BEGIN Record list
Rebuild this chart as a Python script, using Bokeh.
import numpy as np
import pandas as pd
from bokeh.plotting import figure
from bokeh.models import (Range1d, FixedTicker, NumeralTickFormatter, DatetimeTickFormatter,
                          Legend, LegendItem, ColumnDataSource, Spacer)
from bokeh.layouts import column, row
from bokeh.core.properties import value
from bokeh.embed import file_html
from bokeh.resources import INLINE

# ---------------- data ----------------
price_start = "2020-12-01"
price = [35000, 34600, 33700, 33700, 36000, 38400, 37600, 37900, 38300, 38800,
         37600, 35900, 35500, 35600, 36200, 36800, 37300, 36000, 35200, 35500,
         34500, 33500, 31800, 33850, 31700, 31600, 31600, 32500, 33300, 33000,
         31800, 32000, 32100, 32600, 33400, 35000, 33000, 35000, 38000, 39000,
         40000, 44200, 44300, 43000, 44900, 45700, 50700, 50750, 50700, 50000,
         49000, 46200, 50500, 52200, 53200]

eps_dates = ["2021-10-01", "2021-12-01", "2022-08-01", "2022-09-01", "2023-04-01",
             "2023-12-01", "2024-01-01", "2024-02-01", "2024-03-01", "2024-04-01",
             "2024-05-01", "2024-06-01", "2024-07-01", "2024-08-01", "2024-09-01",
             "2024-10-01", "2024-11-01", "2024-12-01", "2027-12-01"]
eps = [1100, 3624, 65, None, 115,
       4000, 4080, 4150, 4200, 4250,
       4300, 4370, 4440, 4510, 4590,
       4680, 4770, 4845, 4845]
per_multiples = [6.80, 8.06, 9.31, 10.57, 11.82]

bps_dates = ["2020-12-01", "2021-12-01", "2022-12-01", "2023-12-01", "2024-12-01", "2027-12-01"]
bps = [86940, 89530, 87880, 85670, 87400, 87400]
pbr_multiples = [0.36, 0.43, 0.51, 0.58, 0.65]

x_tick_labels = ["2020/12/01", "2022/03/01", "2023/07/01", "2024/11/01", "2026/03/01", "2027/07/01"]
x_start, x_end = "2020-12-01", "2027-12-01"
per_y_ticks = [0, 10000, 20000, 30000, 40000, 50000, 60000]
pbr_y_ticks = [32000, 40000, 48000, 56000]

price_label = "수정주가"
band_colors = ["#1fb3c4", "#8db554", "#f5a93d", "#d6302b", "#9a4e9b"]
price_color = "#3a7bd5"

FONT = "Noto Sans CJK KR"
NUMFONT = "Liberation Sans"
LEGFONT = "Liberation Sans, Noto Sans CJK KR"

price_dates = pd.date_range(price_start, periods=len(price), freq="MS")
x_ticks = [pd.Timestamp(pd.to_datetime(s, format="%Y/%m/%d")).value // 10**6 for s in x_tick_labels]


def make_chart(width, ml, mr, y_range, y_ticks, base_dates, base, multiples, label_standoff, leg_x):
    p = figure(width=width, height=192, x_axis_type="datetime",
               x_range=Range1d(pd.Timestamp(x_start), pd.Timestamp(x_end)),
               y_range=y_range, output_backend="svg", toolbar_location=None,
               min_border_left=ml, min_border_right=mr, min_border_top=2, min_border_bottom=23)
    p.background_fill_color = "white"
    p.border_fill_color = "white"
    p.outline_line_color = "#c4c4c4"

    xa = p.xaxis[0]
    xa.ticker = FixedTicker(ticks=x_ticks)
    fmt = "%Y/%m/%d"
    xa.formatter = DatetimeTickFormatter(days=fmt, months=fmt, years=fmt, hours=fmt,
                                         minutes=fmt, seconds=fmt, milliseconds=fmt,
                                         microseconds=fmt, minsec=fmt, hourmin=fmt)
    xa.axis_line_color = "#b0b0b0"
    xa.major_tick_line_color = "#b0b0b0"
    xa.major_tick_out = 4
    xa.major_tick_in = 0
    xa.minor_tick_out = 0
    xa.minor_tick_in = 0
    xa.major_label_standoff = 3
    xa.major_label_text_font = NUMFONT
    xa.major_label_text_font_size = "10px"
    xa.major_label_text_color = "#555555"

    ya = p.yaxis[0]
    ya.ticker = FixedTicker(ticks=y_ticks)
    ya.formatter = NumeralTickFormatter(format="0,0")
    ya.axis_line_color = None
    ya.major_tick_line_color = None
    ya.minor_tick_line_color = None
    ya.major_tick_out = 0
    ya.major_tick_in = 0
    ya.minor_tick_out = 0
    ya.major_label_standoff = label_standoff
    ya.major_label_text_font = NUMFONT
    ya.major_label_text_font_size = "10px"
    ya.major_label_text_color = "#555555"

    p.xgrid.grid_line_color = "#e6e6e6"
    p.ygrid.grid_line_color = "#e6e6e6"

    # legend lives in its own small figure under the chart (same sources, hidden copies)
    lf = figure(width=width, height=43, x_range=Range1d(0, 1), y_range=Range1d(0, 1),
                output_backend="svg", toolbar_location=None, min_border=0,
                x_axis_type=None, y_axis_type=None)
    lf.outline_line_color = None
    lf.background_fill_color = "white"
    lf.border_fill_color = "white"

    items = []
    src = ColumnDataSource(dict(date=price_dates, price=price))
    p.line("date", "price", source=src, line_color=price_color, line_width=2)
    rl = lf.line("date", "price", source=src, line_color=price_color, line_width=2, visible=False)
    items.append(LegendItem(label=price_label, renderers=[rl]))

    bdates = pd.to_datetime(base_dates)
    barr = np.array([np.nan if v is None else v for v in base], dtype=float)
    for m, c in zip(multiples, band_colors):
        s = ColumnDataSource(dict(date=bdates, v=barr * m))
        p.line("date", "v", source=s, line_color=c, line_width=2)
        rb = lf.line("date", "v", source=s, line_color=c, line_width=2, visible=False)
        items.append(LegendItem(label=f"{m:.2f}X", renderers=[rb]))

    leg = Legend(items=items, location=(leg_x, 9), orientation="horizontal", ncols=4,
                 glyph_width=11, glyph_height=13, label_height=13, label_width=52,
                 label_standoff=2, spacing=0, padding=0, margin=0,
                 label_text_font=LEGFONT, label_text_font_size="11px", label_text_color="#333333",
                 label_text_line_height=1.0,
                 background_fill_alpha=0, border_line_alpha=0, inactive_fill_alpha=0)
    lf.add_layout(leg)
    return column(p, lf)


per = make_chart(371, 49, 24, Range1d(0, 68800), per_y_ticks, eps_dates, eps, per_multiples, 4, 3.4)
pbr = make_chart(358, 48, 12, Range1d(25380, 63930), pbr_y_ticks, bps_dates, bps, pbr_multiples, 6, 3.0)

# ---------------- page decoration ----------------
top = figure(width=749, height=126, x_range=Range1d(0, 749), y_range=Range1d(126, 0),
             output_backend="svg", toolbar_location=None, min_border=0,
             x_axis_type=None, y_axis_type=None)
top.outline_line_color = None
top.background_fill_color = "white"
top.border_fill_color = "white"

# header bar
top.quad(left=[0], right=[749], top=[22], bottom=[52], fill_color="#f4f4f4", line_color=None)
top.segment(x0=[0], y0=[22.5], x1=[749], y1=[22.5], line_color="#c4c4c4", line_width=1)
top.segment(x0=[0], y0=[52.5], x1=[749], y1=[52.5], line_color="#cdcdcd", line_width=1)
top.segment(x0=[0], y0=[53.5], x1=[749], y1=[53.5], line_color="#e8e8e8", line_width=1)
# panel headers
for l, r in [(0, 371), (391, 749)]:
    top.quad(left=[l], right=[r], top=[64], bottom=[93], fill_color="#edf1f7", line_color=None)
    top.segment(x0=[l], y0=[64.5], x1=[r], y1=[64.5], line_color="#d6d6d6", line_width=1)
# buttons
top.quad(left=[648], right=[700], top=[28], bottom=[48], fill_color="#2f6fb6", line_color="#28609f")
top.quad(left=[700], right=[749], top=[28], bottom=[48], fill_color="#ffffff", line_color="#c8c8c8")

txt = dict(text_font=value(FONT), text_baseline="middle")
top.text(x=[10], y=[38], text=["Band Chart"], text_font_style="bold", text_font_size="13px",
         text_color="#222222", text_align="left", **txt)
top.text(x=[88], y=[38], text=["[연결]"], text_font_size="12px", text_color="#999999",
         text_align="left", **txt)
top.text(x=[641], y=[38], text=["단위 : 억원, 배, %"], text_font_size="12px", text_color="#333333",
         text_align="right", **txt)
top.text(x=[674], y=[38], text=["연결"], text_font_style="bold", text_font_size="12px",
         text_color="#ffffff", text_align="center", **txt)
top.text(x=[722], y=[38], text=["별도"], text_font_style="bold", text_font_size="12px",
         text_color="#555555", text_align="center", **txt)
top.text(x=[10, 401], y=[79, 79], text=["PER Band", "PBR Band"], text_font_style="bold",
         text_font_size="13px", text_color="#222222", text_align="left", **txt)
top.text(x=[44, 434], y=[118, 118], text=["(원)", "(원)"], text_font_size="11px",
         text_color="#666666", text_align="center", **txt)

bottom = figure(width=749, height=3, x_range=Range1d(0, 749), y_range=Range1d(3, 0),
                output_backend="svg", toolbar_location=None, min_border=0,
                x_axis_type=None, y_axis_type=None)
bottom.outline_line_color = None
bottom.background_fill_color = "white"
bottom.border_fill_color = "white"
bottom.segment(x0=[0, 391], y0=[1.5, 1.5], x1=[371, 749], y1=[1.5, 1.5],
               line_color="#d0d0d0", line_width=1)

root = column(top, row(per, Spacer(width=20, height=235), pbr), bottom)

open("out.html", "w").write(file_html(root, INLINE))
END Record list
BEGIN Record list
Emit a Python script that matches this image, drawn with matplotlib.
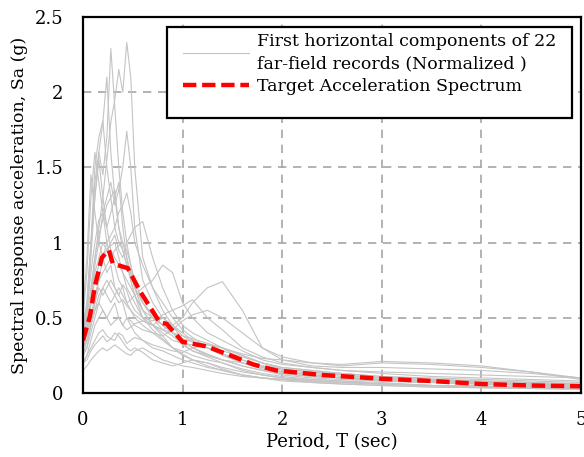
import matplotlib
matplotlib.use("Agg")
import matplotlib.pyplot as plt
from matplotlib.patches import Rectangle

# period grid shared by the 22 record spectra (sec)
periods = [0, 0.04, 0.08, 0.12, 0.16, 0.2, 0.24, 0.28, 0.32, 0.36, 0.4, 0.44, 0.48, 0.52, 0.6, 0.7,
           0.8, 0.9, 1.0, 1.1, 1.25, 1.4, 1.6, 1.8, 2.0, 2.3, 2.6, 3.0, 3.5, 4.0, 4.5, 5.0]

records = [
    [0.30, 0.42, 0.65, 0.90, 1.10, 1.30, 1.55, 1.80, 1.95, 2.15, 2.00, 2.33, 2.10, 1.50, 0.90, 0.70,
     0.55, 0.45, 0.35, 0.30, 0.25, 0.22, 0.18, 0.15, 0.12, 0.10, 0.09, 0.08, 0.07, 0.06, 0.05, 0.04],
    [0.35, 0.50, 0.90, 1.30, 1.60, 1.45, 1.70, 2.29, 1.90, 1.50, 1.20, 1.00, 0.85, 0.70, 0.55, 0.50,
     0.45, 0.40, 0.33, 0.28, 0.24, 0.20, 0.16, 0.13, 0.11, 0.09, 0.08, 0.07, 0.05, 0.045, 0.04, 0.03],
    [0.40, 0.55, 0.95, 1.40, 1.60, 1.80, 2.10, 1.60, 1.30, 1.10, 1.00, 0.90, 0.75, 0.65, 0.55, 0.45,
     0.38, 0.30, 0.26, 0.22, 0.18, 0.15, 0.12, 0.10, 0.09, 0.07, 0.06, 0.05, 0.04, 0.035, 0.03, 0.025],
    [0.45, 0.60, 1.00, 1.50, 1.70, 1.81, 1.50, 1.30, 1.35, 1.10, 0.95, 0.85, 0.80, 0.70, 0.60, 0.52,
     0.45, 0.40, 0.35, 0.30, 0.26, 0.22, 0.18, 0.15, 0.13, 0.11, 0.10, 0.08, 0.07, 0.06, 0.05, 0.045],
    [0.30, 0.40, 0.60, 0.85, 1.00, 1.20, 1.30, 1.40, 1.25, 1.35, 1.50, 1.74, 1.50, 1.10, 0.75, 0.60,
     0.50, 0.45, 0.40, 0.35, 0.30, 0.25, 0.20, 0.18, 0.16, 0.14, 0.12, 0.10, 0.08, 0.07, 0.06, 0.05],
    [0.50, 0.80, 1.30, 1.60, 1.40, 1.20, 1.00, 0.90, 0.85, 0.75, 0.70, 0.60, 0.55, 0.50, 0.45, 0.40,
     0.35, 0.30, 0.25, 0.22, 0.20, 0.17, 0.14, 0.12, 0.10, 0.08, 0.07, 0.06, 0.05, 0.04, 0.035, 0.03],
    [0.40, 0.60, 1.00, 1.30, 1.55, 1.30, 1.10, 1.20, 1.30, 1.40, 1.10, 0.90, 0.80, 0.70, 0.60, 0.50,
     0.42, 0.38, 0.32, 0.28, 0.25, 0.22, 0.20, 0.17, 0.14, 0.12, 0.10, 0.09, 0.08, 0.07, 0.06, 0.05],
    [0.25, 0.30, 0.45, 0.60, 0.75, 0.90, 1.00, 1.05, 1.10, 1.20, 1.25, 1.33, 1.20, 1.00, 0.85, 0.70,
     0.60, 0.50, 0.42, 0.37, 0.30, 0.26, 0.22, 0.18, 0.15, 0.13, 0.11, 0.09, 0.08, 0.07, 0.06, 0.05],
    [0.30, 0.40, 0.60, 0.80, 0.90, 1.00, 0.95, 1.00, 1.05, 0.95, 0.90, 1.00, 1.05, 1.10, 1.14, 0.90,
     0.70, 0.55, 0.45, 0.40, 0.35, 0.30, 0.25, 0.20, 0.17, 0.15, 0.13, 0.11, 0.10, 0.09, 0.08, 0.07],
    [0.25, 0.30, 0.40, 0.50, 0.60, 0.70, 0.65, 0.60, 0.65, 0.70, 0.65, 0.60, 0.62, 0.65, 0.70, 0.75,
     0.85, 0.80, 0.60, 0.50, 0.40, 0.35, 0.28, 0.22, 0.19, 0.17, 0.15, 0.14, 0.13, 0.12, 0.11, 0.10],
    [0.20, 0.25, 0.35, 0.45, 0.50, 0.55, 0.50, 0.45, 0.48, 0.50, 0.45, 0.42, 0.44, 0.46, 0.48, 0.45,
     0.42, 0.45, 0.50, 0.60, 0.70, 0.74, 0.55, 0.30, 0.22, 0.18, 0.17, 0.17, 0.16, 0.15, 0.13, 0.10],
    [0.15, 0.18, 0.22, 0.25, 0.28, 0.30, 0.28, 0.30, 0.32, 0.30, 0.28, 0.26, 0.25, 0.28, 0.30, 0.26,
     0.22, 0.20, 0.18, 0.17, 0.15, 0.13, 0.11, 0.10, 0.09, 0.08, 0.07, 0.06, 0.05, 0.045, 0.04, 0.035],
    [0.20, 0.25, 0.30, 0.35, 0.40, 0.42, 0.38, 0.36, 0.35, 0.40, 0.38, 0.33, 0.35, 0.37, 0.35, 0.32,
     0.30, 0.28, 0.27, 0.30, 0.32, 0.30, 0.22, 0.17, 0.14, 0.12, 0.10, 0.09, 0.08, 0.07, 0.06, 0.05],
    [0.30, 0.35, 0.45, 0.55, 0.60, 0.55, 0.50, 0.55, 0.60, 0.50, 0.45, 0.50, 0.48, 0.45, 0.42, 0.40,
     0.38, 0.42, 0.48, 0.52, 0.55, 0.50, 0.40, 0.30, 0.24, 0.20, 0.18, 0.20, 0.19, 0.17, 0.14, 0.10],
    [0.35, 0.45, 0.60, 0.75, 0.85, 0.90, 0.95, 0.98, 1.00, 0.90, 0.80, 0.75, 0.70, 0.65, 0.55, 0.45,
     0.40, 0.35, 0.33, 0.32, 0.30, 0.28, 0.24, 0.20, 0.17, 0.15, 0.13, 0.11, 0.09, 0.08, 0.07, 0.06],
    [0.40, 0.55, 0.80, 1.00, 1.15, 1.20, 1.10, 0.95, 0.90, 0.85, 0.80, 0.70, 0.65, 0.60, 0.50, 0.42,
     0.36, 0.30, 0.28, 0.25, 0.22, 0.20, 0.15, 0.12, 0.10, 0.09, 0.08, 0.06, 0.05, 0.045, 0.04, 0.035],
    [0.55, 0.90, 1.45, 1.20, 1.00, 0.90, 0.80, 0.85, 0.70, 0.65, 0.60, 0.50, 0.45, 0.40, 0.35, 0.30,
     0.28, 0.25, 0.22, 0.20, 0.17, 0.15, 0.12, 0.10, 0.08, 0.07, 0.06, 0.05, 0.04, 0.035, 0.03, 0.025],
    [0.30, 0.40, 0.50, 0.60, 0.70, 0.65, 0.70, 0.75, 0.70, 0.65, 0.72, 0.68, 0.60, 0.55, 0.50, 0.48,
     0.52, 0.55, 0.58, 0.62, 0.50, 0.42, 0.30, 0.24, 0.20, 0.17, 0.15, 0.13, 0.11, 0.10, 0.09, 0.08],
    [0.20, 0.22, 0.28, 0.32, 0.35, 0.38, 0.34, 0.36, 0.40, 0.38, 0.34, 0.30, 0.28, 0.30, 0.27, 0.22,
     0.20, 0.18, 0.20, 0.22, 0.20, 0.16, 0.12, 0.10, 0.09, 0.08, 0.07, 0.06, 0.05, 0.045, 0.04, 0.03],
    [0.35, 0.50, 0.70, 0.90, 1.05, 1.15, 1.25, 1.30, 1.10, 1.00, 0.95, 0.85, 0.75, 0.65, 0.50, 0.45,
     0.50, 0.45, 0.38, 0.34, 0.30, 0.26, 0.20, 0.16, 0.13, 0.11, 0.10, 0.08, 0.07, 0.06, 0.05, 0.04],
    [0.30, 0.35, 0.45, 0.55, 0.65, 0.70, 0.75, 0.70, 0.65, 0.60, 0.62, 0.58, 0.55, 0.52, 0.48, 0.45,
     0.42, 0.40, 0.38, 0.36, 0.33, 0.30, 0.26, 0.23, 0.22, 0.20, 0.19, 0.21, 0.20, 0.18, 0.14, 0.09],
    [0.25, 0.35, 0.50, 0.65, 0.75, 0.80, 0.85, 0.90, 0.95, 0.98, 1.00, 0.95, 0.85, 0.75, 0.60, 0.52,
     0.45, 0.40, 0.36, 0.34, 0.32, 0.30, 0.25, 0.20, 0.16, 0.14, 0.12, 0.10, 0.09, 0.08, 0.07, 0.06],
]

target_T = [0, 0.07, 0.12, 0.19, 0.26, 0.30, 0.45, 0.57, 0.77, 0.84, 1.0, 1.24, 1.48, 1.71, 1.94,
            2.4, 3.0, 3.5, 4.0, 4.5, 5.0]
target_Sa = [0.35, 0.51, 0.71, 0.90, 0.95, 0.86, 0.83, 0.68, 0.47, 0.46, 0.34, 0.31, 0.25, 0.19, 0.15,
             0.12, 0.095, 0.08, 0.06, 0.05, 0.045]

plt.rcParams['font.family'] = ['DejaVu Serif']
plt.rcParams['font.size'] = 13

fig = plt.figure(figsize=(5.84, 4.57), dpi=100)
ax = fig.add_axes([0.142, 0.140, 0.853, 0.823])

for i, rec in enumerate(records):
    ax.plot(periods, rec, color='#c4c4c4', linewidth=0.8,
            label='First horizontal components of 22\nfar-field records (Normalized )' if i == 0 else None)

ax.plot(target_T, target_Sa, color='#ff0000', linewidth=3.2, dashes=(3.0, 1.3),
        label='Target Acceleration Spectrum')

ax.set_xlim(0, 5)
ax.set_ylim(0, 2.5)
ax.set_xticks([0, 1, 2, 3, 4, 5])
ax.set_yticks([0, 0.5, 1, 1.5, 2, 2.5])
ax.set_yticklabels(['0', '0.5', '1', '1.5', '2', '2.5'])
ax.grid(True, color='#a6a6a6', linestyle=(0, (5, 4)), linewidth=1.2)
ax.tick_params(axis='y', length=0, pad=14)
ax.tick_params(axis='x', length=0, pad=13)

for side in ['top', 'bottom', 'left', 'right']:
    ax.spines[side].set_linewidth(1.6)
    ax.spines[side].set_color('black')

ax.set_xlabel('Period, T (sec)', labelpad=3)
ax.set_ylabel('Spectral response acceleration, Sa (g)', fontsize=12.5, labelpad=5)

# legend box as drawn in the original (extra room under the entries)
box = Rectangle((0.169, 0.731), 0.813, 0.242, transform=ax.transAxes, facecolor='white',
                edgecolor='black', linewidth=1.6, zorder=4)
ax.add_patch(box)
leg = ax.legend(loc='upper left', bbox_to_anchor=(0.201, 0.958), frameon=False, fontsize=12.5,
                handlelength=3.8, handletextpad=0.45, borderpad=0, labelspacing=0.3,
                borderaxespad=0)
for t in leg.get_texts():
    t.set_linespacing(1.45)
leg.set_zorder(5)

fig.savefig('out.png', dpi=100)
END Record list
• What the exercise asks: For each line of the entries that includes "drawn", show that line.

• The completed task:
Emit a Python script that matches this image, drawn with matplotlib.
# legend box as drawn in the original (extra room under the entries)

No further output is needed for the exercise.